Brody Preston: Got it, okay. Just to clarify on the revenue component, Jamie, I think if I was reading the slide correctly, that the expectation around the beta is more of like a spot in December kind of expectation for the beta, and not the average for the quarter, correct?

Jamie Gregory: That’s correct. It’s the month of December.

Brody Preston: Okay, cool. Could I follow up on what Bob said in this next, real quick? Bob, did you happen to have what percent of that SNIC portfolio you guys are the lead underwriter on?

Bob Derrick: Yes Brody, on the SNIC portfolio, it’s about $500 million, so of that $4.3 billion, we’re the agent on about $500 million.

Brody Preston: Okay, thank you for that, and then I did just have a couple last quick ones. Bob, do you happen to have the ACL on the office portfolio?

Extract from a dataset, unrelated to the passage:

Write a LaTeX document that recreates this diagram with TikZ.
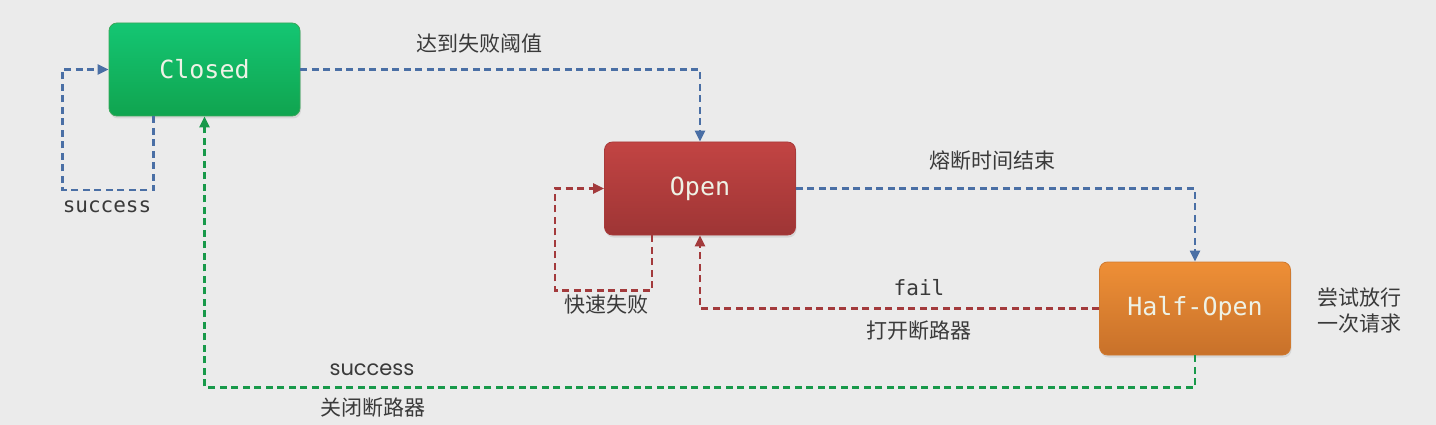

Bob Derrick: We don’t–I’ll let Jamie follow up with you, Brody, but from an allowance perspective, we don’t disclose by asset class. Just generally speaking, our CRE allowance in the 1.5% range in general, but then within that, obviously the asset classes are broken down. But our office portfolio today, criticized and classified is less than 10%, NPLs are 1.5, so in the context of the size of that portfolio, it’s relatively stable. Now, we obviously see–we have a watch list there, we’ve been working that. We’ve talked about that before. But right now, the performance is relatively stable and the allocation just follows the CRE allocation.